To do: Search the records that follow and extract every line containing the string "script".

Record excerpts:
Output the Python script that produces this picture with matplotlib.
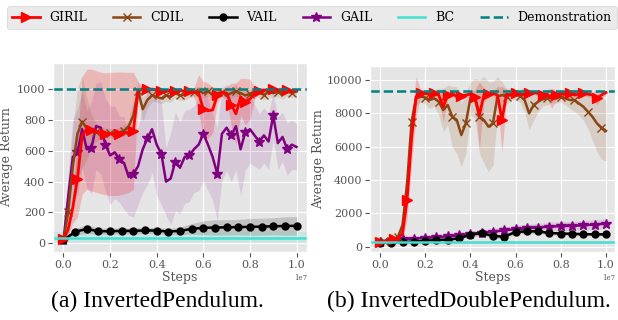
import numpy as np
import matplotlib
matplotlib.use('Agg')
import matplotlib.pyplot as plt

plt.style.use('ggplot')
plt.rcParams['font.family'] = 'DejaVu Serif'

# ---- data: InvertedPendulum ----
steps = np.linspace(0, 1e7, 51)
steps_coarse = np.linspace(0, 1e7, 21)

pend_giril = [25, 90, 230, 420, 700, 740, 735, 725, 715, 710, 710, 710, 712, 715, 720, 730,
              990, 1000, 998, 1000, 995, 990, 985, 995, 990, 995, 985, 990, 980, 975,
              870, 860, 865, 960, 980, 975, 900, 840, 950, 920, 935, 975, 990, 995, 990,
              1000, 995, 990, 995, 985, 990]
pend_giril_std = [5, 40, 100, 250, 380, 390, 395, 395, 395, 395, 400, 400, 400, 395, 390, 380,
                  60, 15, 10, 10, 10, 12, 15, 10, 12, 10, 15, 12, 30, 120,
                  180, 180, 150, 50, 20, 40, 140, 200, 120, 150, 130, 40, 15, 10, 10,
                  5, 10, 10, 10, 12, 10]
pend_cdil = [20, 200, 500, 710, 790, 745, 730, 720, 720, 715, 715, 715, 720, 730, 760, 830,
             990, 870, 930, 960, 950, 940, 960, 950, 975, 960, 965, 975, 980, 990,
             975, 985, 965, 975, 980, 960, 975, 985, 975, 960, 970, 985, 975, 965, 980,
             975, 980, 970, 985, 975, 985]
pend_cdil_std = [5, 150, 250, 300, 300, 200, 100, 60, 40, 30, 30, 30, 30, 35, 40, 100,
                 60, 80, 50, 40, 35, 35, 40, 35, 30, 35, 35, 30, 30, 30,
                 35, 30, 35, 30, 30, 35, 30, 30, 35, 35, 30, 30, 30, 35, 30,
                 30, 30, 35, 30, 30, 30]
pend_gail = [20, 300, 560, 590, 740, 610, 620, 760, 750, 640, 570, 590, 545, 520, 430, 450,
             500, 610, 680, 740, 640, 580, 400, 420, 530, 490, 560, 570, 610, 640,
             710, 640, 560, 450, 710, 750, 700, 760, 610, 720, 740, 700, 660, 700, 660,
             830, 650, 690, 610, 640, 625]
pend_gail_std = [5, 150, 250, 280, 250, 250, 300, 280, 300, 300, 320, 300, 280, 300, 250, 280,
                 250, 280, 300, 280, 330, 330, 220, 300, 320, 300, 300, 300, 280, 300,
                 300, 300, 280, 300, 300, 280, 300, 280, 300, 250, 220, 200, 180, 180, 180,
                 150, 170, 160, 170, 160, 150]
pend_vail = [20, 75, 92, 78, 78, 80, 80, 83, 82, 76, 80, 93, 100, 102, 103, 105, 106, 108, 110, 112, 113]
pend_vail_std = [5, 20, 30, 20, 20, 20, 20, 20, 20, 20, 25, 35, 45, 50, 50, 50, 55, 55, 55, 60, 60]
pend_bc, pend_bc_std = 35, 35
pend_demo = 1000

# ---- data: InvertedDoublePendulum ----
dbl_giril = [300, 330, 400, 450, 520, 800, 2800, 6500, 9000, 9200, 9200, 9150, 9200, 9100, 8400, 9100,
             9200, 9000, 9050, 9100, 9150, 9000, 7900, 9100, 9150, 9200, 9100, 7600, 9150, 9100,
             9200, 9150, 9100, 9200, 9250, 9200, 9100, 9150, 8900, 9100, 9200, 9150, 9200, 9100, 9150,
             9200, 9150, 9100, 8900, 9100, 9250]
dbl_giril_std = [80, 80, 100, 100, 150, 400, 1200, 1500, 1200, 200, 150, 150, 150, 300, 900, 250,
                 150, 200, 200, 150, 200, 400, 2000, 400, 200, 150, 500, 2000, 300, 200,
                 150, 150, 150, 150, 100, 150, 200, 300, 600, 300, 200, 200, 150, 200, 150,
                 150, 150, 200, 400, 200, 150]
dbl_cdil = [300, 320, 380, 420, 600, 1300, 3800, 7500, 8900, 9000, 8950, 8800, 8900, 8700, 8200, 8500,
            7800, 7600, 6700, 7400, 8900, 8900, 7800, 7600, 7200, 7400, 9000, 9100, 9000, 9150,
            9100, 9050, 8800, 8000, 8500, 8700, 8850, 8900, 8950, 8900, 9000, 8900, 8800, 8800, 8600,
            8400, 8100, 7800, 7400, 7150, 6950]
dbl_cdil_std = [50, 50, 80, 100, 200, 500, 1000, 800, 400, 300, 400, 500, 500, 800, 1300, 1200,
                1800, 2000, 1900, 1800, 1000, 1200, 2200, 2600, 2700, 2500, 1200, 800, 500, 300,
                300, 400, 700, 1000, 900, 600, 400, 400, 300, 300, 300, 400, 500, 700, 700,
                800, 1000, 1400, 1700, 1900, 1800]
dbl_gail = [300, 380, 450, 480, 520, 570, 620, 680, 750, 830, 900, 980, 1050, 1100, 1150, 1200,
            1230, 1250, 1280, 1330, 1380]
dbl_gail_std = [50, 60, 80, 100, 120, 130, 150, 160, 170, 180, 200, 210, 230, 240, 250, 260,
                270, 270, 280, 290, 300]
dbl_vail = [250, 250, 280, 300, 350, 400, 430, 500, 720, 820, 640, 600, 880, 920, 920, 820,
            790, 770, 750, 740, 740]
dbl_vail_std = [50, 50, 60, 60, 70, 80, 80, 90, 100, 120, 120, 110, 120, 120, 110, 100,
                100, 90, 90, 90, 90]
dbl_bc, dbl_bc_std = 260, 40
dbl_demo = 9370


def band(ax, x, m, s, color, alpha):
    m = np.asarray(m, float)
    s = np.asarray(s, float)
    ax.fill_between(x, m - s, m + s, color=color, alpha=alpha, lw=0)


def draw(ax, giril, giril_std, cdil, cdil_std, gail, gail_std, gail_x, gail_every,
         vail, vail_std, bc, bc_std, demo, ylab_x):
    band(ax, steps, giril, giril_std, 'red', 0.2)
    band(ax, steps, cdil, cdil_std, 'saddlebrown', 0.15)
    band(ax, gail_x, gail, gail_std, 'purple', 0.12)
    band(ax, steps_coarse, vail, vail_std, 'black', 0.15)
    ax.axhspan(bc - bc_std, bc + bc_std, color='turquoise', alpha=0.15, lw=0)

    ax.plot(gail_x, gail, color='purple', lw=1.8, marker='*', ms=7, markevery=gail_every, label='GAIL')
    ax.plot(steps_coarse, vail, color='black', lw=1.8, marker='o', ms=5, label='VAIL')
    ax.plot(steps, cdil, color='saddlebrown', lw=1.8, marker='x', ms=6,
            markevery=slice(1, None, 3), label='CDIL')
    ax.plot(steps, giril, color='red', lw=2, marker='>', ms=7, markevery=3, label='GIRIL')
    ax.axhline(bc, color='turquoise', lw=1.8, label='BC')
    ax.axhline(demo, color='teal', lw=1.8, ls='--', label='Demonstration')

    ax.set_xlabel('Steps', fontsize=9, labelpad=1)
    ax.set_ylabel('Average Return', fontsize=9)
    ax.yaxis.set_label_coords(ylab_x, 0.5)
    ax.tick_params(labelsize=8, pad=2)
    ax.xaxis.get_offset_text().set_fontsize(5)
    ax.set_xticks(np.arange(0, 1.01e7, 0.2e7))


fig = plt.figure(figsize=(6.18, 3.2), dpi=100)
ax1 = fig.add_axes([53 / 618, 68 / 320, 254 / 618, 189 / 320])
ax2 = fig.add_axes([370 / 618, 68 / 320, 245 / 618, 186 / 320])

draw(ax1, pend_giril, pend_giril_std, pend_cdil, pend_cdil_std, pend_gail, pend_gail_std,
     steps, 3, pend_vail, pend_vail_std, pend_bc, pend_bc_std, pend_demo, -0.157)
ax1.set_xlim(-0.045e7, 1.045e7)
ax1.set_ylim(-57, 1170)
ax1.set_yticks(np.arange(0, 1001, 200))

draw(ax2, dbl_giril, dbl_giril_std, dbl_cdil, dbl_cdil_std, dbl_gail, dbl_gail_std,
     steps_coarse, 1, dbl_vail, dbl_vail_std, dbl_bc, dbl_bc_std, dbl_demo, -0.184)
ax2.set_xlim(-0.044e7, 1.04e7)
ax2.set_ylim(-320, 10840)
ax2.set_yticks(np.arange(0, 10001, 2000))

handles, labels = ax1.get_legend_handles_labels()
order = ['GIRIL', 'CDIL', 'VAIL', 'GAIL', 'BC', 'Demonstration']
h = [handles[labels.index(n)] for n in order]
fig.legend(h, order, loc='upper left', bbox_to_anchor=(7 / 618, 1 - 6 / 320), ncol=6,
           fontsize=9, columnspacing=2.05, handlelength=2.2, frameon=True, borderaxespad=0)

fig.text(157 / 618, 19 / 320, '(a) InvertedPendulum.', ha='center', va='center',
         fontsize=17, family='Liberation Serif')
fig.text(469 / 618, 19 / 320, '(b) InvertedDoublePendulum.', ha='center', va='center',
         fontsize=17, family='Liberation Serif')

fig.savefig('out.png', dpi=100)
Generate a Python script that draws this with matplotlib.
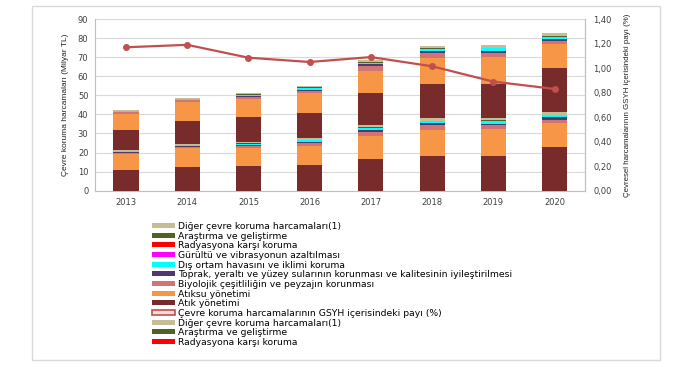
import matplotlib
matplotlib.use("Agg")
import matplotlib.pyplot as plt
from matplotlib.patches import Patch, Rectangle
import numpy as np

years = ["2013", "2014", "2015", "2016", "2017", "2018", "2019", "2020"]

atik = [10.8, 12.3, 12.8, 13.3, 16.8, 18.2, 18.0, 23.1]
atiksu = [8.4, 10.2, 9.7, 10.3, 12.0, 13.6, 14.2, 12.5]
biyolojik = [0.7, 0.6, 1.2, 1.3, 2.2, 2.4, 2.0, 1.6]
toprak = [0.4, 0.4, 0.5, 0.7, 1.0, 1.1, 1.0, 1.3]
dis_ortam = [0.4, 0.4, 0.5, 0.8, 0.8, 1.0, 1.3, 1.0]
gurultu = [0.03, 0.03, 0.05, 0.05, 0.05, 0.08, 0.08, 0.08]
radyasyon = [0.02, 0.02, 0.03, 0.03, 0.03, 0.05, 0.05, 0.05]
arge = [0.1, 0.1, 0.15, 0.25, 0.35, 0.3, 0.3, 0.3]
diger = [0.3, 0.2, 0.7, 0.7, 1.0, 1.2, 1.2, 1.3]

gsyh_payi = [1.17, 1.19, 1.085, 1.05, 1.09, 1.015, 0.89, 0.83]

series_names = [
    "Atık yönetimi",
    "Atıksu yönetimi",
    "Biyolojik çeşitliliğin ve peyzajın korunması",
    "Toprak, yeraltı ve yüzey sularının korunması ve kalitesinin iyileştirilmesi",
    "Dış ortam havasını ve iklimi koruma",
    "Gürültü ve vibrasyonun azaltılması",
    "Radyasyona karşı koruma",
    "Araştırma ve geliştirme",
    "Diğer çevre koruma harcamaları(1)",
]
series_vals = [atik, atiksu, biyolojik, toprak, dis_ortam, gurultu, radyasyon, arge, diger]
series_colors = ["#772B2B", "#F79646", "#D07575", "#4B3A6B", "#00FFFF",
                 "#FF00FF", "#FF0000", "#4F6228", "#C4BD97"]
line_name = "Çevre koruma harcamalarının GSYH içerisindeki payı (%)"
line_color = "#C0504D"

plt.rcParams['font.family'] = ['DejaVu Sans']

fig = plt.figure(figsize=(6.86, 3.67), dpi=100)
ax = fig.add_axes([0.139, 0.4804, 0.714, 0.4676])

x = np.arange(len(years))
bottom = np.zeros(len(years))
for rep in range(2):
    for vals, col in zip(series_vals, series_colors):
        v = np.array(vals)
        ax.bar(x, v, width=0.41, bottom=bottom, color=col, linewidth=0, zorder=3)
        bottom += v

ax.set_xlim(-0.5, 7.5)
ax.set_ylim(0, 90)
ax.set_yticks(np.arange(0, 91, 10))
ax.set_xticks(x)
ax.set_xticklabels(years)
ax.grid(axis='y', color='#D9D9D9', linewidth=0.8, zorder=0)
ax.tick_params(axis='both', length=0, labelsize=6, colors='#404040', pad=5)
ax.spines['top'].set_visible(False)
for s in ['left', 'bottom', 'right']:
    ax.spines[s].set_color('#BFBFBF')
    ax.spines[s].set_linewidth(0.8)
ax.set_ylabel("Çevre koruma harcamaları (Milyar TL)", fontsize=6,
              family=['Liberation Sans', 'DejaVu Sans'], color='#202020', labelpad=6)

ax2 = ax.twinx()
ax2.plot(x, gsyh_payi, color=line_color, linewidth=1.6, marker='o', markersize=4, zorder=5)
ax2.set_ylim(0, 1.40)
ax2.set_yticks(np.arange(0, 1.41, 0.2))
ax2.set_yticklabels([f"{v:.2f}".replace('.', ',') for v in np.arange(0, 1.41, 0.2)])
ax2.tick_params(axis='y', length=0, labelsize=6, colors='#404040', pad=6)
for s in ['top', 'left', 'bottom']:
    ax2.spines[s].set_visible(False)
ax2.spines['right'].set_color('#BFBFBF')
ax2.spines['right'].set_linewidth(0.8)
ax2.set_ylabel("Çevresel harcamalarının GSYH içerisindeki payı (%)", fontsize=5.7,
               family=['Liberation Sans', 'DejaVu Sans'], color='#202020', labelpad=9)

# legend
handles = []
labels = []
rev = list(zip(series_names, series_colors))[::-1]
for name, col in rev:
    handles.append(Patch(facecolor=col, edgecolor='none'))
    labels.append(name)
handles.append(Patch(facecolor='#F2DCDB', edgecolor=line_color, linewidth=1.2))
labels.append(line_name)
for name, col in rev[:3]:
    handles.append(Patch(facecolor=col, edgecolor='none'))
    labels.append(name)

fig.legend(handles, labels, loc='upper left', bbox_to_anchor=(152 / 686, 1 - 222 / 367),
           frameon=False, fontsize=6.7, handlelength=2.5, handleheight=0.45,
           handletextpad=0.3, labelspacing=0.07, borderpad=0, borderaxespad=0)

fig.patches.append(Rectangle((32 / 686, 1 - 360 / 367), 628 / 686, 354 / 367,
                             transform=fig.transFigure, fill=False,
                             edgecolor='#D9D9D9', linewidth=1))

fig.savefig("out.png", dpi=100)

Solution to the exercise:
Output the Python script that produces this picture with matplotlib.
Generate a Python script that draws this with matplotlib.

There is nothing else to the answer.